Secondly, I am in the process of learning about operant conditioning as it relates to dog training, and am on an email list with several animal behaviorists and trainers who work with exotics in zoo settings. One woman, Kayce Cover, has regularly worked with tigers, bears, sea mammals, etc. This is her take on the situation, permission to repeat granted:
The rest of the message mostly deals with how to safely keep tigers, tiger behavior, and human interaction with tigers, as well as public perception of exotics keepers and a note about the relevance of laws against keeping certain exotics (or lack thereof).
Anyway, the point is that yes, tigers are potentially dangerous–but a tiger attack is big news, whereas three deaths by elephant don’t even merit a mention. I get the impression it’s another symptom of the Bowling for Columbine culture of fear thing. Over 15,000 pet tigers in America alone, and I really don’t remember hearing about people getting mauled or hurt by their pet tigers in the past–yet after this Sigfried and Roy incident, I’ve heard about three other tiger incidents (only one of which involved a wounded human) in the past few weeks. Tiger maulings are hot news right now. :rolleyes:
As with any large exotic, responsible keepers who have the time, money, and knowledge to handle them do not get hurt. It’s the idiots who attempt to keep tigers in apartments in Harlem who have problems–and didn’t that guy and his family keep more than one big cat for several years without getting hurt?
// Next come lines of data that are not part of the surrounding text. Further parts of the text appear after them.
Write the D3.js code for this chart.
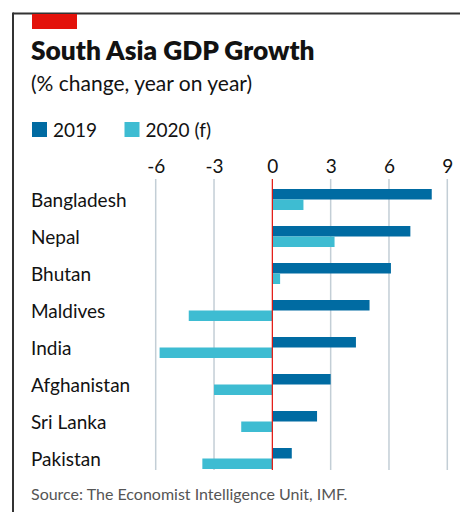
<!DOCTYPE html>
<html>
<head>
<meta charset="utf-8">
<script src="https://d3js.org/d3.v7.min.js"></script>
<style>
  body{
    margin:0;
    background-color:#ffffff;
  }
  svg text{
    font-family: Lato, "Open Sans", sans-serif;
  }
</style>
</head>
<body>
<div id="chart"></div>
<script>
  // values
  var countries = ["Bangladesh","Nepal","Bhutan","Maldives","India","Afghanistan","Sri Lanka","Pakistan"]
  var growth2019 = [8.2, 7.1, 6.1, 5.0, 4.3, 3.0, 2.3, 1.0]
  var growth2020 = [1.6, 3.2, 0.4, -4.3, -5.8, -3.0, -1.6, -3.6]
  var seriesNames = ["2019","2020 (f)"]
  var tickValues = [-6,-3,0,3,6,9]

  var width = 460
  var height = 513
  var dark = "#006ba2"
  var light = "#3ebcd2"
  var red = "#e3120b"

  var svg = d3.select("#chart").append("svg")
      .attr("width",width)
      .attr("height",height);

  // frame: top and left rule
  svg.append("line").attr("x1",13).attr("y1",13.5).attr("x2",width).attr("y2",13.5)
      .attr("stroke","#333").attr("stroke-width",2);
  svg.append("line").attr("x1",13).attr("y1",12.5).attr("x2",13).attr("y2",512)
      .attr("stroke","#333").attr("stroke-width",2);
  svg.append("rect").attr("x",32).attr("y",14).attr("width",45).attr("height",15)
      .attr("fill",red);

  svg.append("text").attr("x",31).attr("y",60)
      .attr("font-size",26.3).attr("font-weight",800).attr("fill","#121212")
      .text("South Asia GDP Growth");
  svg.append("text").attr("x",31).attr("y",91)
      .attr("font-size",21).attr("fill","#121212")
      .text("(% change, year on year)");

  // legend
  var legend = svg.selectAll("g.legend")
      .data(seriesNames)
      .enter().append("g")
      .attr("class","legend")
      .attr("transform",function(d,i){ return "translate(" + (32 + i*92.5) + ",122)"; });
  legend.append("rect").attr("width",15).attr("height",15)
      .attr("fill",function(d,i){ return i==0 ? dark : light; });
  legend.append("text").attr("x",21).attr("y",14.5)
      .attr("font-size",19).attr("fill","#121212")
      .text(function(d){ return d; });

  var x = d3.scaleLinear()
      .domain([-6, 9])
      .range([155.7, 447.3]);
  var y = d3.scaleBand()
      .domain(countries)
      .range([181, 477])
      .paddingInner(0.4324)
      .paddingOuter(0.2162);
  var y1 = d3.scaleBand()
      .domain(seriesNames)
      .range([0, y.bandwidth()]);

  var gridTop = 179
  var gridBottom = 470

  // gridlines
  svg.selectAll("line.grid")
      .data(tickValues.filter(function(d){ return d != 0; }))
      .enter().append("line")
      .attr("class","grid")
      .attr("x1",function(d){ return x(d); })
      .attr("x2",function(d){ return x(d); })
      .attr("y1",gridTop).attr("y2",gridBottom)
      .attr("stroke","#c3ced6").attr("stroke-width",1.5);

  // tick labels via axis
  var axis = svg.append("g")
      .attr("transform","translate(0," + gridTop + ")")
      .call(d3.axisTop(x).tickValues(tickValues).tickSize(0).tickPadding(6)
        .tickFormat(function(d){ return d < 0 ? "-" + Math.abs(d) : d; }));
  axis.select(".domain").remove();
  axis.selectAll("text")
      .attr("font-family","Lato, sans-serif")
      .attr("font-size",19).attr("fill","#121212");

  var rows = countries.map(function(c,i){
    return {country:c, values:[growth2019[i], growth2020[i]]};
  });

  var groups = svg.selectAll("g.row")
      .data(rows)
      .enter().append("g")
      .attr("class","row")
      .attr("transform",function(d){ return "translate(0," + y(d.country) + ")"; });

  groups.selectAll("rect")
      .data(function(d){ return d.values; })
      .enter().append("rect")
      .attr("x",function(d){ return x(Math.min(0,d)); })
      .attr("width",function(d){ return Math.abs(x(d) - x(0)); })
      .attr("y",function(d,i){ return y1(seriesNames[i]); })
      .attr("height",y1.bandwidth())
      .attr("fill",function(d,i){ return i==0 ? dark : light; });

  groups.append("text")
      .attr("x",31)
      .attr("y",y.bandwidth()/2 + 7.5)
      .attr("font-size",19).attr("fill","#121212")
      .text(function(d){ return d.country; });

  // zero line
  svg.append("line")
      .attr("x1",x(0)).attr("x2",x(0))
      .attr("y1",gridTop).attr("y2",gridBottom)
      .attr("stroke",red).attr("stroke-width",1.2);

  svg.append("text").attr("x",31).attr("y",500)
      .attr("font-size",16).attr("fill","#555")
      .text("Source: The Economist Intelligence Unit, IMF.");
</script>
</body>
</html>
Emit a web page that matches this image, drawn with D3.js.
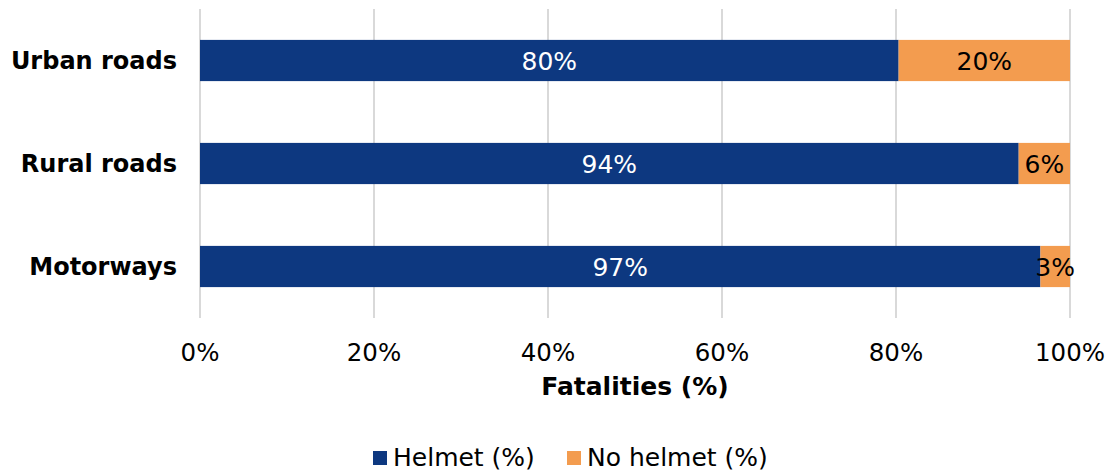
<!DOCTYPE html>
<html><head><meta charset="utf-8">
<script src="https://cdn.jsdelivr.net/npm/d3@7/dist/d3.min.js"></script>
<style>body{margin:0;background:#fff}svg{display:block}text{font-family:"DejaVu Sans",Verdana,sans-serif}</style>
</head><body>
<svg id="c" width="1110" height="472"></svg>
<script>
const categories = ["Urban roads", "Rural roads", "Motorways"];
const helmet = [80.3, 94.1, 96.6];
const noHelmet = [19.7, 5.9, 3.4];
const ticks = [0, 20, 40, 60, 80, 100];
const seriesNames = ["Helmet (%)", "No helmet (%)"];
const colors = ["#0d3880", "#f39c4f"];

const svg = d3.select("#c");
const x = d3.scaleLinear().domain([0, 100]).range([200, 1070]);
const y = d3.scaleBand().domain(categories).range([9, 318]).paddingInner(0.6).paddingOuter(0.3);

// gridlines
svg.append("g").selectAll("line").data(ticks).join("line")
  .attr("x1", d => x(d)).attr("x2", d => x(d)).attr("y1", 9).attr("y2", 318)
  .attr("stroke", "#d9d9d9").attr("stroke-width", 2);

// tick labels
svg.append("g").selectAll("text").data(ticks).join("text")
  .attr("x", d => x(d)).attr("y", 361).attr("text-anchor", "middle")
  .attr("font-size", 24.5).attr("fill", "#000").text(d => d + "%");

// bars
const rows = categories.map((c, i) => ({c, h: helmet[i], n: noHelmet[i]}));
const g = svg.append("g");
rows.forEach(r => {
  g.append("rect").attr("x", x(0)).attr("y", y(r.c)).attr("width", x(r.h) - x(0)).attr("height", y.bandwidth()).attr("fill", colors[0]);
  g.append("rect").attr("x", x(r.h)).attr("y", y(r.c)).attr("width", x(r.h + r.n) - x(r.h)).attr("height", y.bandwidth()).attr("fill", colors[1]);
  const cy = y(r.c) + y.bandwidth() / 2;
  g.append("text").attr("x", (x(0) + x(r.h)) / 2).attr("y", cy).attr("dy", "0.36em")
    .attr("text-anchor", "middle").attr("font-size", 25).attr("fill", "#fff").text(Math.round(r.h) + "%");
  g.append("text").attr("x", (x(r.h) + x(r.h + r.n)) / 2).attr("y", cy).attr("dy", "0.36em")
    .attr("text-anchor", "middle").attr("font-size", 25).attr("fill", "#000").text(Math.round(r.n) + "%");
});

// category labels
svg.append("g").selectAll("text").data(categories).join("text")
  .attr("x", 177).attr("y", d => y(d) + y.bandwidth() / 2).attr("dy", "0.36em")
  .attr("text-anchor", "end").attr("font-size", 24).attr("font-weight", "bold").attr("fill", "#000").text(d => d);

// axis title
svg.append("text").attr("x", 635).attr("y", 395).attr("text-anchor", "middle")
  .attr("font-size", 25).attr("font-weight", "bold").attr("fill", "#000").text("Fatalities (%)");

// legend
const leg = svg.append("g");
const legX = [373, 567];
seriesNames.forEach((s, i) => {
  leg.append("rect").attr("x", legX[i]).attr("y", 451).attr("width", 14).attr("height", 14).attr("fill", colors[i]);
  leg.append("text").attr("x", legX[i] + 20).attr("y", 466).attr("font-size", 25).attr("fill", "#000").text(s);
});
</script>
</body></html>
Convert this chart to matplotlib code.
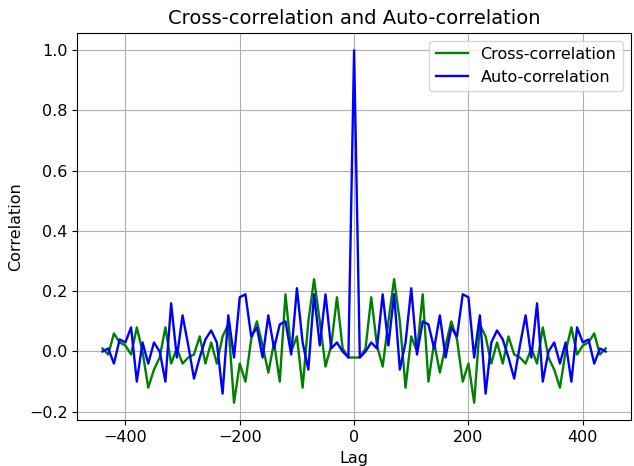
import numpy as np
import matplotlib
matplotlib.use("Agg")
import matplotlib.pyplot as plt

# lags 0..440 (step 10), the curves are mirrored around lag 0
lag_pos = np.arange(0, 441, 10)
auto_pos = [1.00, -0.02, 0.00, 0.03, 0.01, 0.19, 0.02, 0.19, -0.06, 0.03,
            0.21, -0.01, 0.10, 0.09, 0.01, 0.12, -0.02, 0.08, 0.05, 0.19,
            0.18, -0.02, 0.12, -0.14, 0.03, 0.07, 0.04, -0.02, -0.09, 0.02,
            0.12, -0.02, 0.16, -0.10, 0.00, 0.03, -0.04, 0.03, -0.10, 0.08,
            0.03, 0.04, -0.04, 0.01, 0.00]
cross_pos = [-0.02, -0.02, 0.01, 0.18, 0.02, -0.05, 0.10, 0.24, 0.10, -0.12,
             0.05, 0.00, 0.19, -0.10, 0.03, -0.07, 0.02, 0.10, 0.04, -0.10,
             -0.04, -0.17, 0.09, 0.05, -0.04, 0.03, -0.04, 0.05, -0.01, -0.02,
             -0.04, 0.01, -0.04, 0.08, -0.02, -0.06, -0.12, 0.00, 0.08, -0.01,
             0.02, 0.03, 0.06, -0.01, 0.01]

lags = np.concatenate([-lag_pos[::-1], lag_pos[1:]])
auto = np.concatenate([auto_pos[::-1], auto_pos[1:]])
cross = np.concatenate([cross_pos[::-1], cross_pos[1:]])

plt.rcParams["font.size"] = 11.5

fig = plt.figure(figsize=(6.34, 4.66), dpi=100)
plt.plot(lags, cross, color="green", label="Cross-correlation", lw=1.7)
plt.plot(lags, auto, color="blue", label="Auto-correlation", lw=1.7)
plt.xlabel("Lag")
plt.ylabel("Correlation")
plt.title("Cross-correlation and Auto-correlation", fontsize=14)
plt.legend(loc="upper right")
plt.grid(True)
plt.subplots_adjust(left=0.122, right=0.995, bottom=0.098, top=0.93)
plt.savefig("out.png")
I’m not arguing that it’s perfectly safe or perfectly easy to keep big cats, or that any average individual should EVER consider keeping one as a housepet, just that properly kept they’re not as dangerous as you might expect.
There is an Animal Planet/ program about an Asian religious order that keeps a large group of tigers. I get the impression that these cats are the outcome of a long established program of raising tigers in their sanctuary. Of course, TV programs can be edited to take out the warts but it would seem that these cats are fully domesticated. The members of the order walk freely among them; play tag with them in their swimming hole and give them every chance to revert to their “natural” state by allowing the cats to chase them, etc. One rule is strictly enforced. When they are on land the animals do not jump up to put their forepaws on a person’s shoulders. A 500 pounder would be an unintentional danger and the tigers are scolded, which is effective, if they try it. It looks to me like tigers, relatively solitary animals, seem more amenable to this sort of treatment than, say, lions which are group animals.
You are correct David, tigers are more amenable to this sort of treatment, that is why acts like Siegfreid and Roy use them over lions, howvere they can never be fully tamed and remain dangerous even after several generations in captivity.
Audiences don’t want to watch tame tigers. The only thing that is entertaining about wild animal acts is that occasionally, the lion tamer gets eaten. If it were otherwise, S&R could go on stage with sheep and chickens, and not take the risk at all. It’s like NASCAR; would anybody go if they reduced the speeds enough to eliminate crashes?